When the World Draws a Line in the Sand, the Good Shepherd Is Always on the Other Side – The Rev. Michelle Meech
April 30, 2023
Today’s image on the front of the bulletin comes from Jyoti Sahi, an Indian Christian artist born in 1944. I found it on a website called globalworship where they had a series of paintings of Christ the Good Shepherd done by various Asian artists. I took a little time on this site, poring over the images from all over the world. Because we are focusing on the Good Shepherd this week, of course I was looking for Christ the Good Shepherd.
As a matter of interest, I also searched for Christ the King. And, on this website at least, the only arts that came up for Christ the King were Western – American and European. But the images and arts that came up for Christ the Good Shepherd were from all over the world. To me, this begs a question which, admittedly, is based on anecdotal evidence: Why is there more desire to identify with Christ the King in the Western mind? Why is the image of Christ the Good Shepherd more often rendered in areas of the world that are not invested in the Western mind set?
I know I’ve told you all this before, but it’s worth repeating that one of the earliest images we have of Jesus the Christ is the image of the Good Shepherd. Not Christ the king who reigns in glory. Not Christ the crucified or the risen Christ. Early Christians understood Christ as the Good Shepherd.
A short history lesson provides us with some context and thus, some understanding.
In the first 2 centuries after Jesus died, those who believed Jesus to be the Messiah came from both Jewish and non-Jewish backgrounds. However, this was still a small group of people and, therefore, not a significant threat to the larger Roman Empire. But there were sporadic persecutions, some by the Roman government and some by local governors. Of course, this meant that Christians were not safe. This dynamic would not shift for over 200 years, until the year 324 when Constantine made Christianity the religion of the Roman Empire. From that point on, Christianity has always been associated with worldly power and shifted its understanding of Christ to be one of worldly victor.
But back to the 100s and 200s…
In response to persecutions, Christians met in secret and learned to be skeptical of newcomers to the faith. Entering a Christian community, then, meant a long period of catechism or teaching before individuals were allowed to receive Eucharist.
In this context, Christ the Savior could not be equated with someone who had worldly power like a king or an emperor or a priest. It made no sense. Their savior had to be someone who would keep them safe, someone whose voice they knew and trusted. But why a shepherd?
Some of this obviously comes from the imagery found in Hebrew scripture, where the shepherd is used as a metaphor. But that’s not the only metaphor that is used so, again, why the shepherd.
Once more, we look at context. Animal sacrifices were common in Ancient Roman worship. Pigs, ox, and of course, sheep were the most popular. This ritual took place in an area that needed to be purified by this sacrifice.

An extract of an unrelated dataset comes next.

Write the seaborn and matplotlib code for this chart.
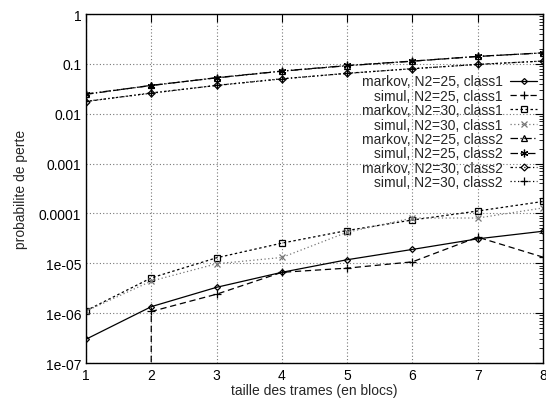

The animal, which they would call a victim, would be carried around the space and then killed in some ritually appropriate way, the flesh of the victim was placed on a fire, then wine and incense were thrown upon it.
Persecutions of human beings were seen as a similar kind of event – a cleansing, a purification. A victim or victims, were sacrificed to keep the population “pure.” The good shepherd, then, was the one who kept the sheep or the victim safe, the one whose voice they knew and could be trusted. It was a code for early Christians so that they knew they were among friends.
So, what are we doing as Christians? When I talk to non-Christians about the Christian faith, this concept of sacrifice is often brought up. How can we celebrate blood sacrifice, specifically one of a human being? How can this be God’s will? If it is God’s will that Jesus died, then the God we worship must not be a loving God.
It may or may not surprise you to know that I agree.
Rene Girard, a 20th century philosopher and theologian, studied human nature and how conflict erupts in community. He developed a theory about something he called the scapegoat mechanism in which a group in conflict seeks cohesion by blaming a person or persons for the group’s pain and suffering – a scapegoat.
It is not dissimilar to victim-blaming, which is a relatively new term developed to help us understand this tendency humans have to prioritize the system and societal norms and the privilege that comes with adhering to those norms.
When left unchecked, this human tendency develops into a desire for violence against the victim – or the scapegoat – and once the scapegoat is sacrificed (killed, ousted, marginalized), the group has, for a time, a sense of communal peace. The problem, of course, is that the individuals in the group risk their own death or marginalization if they challenge this whole mechanism. Therefore, they usually don’t question it. So, conflict occurs over and over again. Thus, the desire for violence occurs over and over again.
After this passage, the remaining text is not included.